BRUSSELS | European Union nations agreed to give $89.4 billion in bailout loans to Ireland on Sunday to help it weather the cost of its massive banking crisis, and sketched out new rules for future emergencies in an effort to restore faith in the euro currency.
The rescue deal, approved by finance ministers at an emergency meeting in Brussels, means that two of the eurozone’s 16 nations now have come to depend on foreign help and underscores Europe’s struggle to contain its spreading debt crisis. The fear is that with Greece and now Ireland shored up, speculative traders will target the bloc’s other weak fiscal links, particularly Portugal.
In Dublin, Irish Prime Minister Brian Cowen said his country will take $13.3 billion immediately to boost the capital reserves of its state-backed banks, whose bad loans were picked up by the Irish government, but have become too much to handle.
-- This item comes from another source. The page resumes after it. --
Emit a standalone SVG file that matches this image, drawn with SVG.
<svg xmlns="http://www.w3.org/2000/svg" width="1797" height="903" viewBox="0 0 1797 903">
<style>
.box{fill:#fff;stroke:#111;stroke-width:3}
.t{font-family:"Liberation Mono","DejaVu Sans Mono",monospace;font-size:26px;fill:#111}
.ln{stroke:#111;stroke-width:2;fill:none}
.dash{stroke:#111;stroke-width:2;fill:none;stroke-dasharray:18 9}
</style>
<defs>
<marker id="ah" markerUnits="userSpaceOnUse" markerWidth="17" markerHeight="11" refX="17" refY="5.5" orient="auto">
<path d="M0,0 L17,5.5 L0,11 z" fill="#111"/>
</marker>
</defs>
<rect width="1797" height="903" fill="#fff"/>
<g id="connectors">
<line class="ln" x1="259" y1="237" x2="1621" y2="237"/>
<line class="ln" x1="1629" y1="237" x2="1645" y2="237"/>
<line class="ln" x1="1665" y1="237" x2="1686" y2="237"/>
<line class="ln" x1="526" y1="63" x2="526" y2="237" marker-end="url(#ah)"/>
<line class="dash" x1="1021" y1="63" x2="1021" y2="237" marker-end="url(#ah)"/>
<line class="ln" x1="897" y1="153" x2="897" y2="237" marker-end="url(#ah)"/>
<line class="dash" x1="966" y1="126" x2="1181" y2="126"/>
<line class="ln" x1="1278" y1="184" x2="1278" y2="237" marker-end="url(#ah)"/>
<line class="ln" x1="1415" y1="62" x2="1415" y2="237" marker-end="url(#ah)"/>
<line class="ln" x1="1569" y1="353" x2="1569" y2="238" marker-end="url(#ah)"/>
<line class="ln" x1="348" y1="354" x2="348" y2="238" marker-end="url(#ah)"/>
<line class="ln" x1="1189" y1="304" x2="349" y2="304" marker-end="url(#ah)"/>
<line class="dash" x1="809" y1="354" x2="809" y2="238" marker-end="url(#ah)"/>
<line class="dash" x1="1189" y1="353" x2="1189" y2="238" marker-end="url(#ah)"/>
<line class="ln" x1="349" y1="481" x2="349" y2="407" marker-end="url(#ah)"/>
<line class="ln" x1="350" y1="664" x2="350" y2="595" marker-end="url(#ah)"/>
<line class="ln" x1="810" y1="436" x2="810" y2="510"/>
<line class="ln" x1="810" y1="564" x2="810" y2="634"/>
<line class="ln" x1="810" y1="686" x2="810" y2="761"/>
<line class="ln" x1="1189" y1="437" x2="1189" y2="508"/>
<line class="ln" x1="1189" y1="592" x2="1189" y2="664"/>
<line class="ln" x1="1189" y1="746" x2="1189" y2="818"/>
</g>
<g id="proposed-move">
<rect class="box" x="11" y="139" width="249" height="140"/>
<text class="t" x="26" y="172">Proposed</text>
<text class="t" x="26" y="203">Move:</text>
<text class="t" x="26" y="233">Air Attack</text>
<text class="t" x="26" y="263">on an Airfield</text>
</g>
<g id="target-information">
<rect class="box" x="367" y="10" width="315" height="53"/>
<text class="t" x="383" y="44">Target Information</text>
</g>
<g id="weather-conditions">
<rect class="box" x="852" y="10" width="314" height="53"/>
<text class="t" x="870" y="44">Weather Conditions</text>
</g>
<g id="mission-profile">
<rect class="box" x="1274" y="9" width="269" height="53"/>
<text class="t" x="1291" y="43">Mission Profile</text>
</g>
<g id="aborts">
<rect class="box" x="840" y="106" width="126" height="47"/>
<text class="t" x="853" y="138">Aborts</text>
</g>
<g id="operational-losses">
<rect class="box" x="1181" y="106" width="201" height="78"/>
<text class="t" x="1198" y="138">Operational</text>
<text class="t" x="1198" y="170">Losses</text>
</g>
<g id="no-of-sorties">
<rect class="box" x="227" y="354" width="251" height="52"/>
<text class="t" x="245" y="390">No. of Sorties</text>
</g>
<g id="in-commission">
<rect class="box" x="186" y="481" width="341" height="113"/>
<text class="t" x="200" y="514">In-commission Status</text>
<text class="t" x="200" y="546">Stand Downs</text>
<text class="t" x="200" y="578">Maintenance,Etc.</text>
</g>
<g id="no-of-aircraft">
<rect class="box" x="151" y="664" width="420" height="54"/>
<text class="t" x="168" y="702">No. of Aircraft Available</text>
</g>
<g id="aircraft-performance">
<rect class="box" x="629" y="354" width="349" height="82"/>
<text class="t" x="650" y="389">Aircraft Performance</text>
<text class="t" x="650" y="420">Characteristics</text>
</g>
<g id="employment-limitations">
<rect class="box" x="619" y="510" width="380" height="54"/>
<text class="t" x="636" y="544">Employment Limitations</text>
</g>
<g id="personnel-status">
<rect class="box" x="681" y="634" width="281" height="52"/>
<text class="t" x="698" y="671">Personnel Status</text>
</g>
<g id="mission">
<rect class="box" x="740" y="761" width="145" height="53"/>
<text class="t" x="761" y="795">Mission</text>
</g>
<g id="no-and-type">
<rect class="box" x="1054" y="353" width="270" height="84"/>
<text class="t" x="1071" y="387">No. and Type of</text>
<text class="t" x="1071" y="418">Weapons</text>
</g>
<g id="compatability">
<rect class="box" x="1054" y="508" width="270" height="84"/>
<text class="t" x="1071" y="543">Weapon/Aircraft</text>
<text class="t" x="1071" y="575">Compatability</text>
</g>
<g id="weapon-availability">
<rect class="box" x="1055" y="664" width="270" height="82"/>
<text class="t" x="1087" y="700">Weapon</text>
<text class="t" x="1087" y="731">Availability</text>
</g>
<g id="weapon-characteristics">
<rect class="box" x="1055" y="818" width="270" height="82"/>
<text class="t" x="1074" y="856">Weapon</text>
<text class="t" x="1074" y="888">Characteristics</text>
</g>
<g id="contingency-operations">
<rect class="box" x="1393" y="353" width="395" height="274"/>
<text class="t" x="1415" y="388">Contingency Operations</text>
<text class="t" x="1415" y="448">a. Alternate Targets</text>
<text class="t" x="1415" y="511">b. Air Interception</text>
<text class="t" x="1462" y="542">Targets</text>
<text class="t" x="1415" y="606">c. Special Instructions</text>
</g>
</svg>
An additional $33.3 billion will remain in reserve, earmarked for the banks.
The rest of the loans will be used to cover Ireland’s deficits for the coming four years. EU chiefs also gave Ireland an extra year, until 2015, to reduce its annual deficits to 3 percent of GDP, the eurozone limit. The deficit now stands at a modern European record of 32 percent because of the runaway costs of its bank-bailout program.
Mr. Cowen said the accord - reached after two weeks of tense negotiations in Brussels and Dublin to fathom the true depth of the country’s cash crisis - “provides Ireland with vital time and space to successfully and conclusively address the unprecedented problems that we’ve been dealing with since this global economic crisis began.”
However, in a surprise accounting move, European and International Monetary Fund (IMF) experts decided that Ireland first must run down its own cash stockpile and deploy its previously off-limits pension reserves in the bailout. Until now, Irish and EU law had made it illegal for Ireland to use its pension fund to cover current expenditures. This move means Ireland will contribute $23.3 billion to its own salvation.
The three groups offering funds to Ireland - the 16-nation eurozone, the full 27-nation EU, and the global donors of the IMF - each have committed $30 billion. Extra bilateral loans from Sweden, Denmark and Britain are included within the EU contribution totals.
Ireland’s Finance Ministry said the interest rates on the loans would be 6.05 percent from the eurozone fund, 5.7 percent from the EU fund and 5.7 percent from the IMF. That’s higher than the 5.2 percent being paid by Greece for its own May bailout.
Ajai Chopra, deputy director of the IMF’s European division, who oversaw the Dublin negotiations, confirmed Ireland’s government would have freedom to set its own spending and tax plans.
He said Ireland will have 10 years to pay off its IMF loans, and that the first repayment won’t be required until 4 1/2 years after a drawdown. Greece, in contrast, has three years to repay its loans.
Mr. Chopra said Ireland’s decision to use its pension reserve fund had helped win the confidence of those offering the help. He declined to say if negotiators had demanded Dublin use its reserves under terms of the deal.
“It makes total sense to use them at this time. I think this is quite unique in this type of arrangements, and it will be taken as a sign of underlying strength,” he said.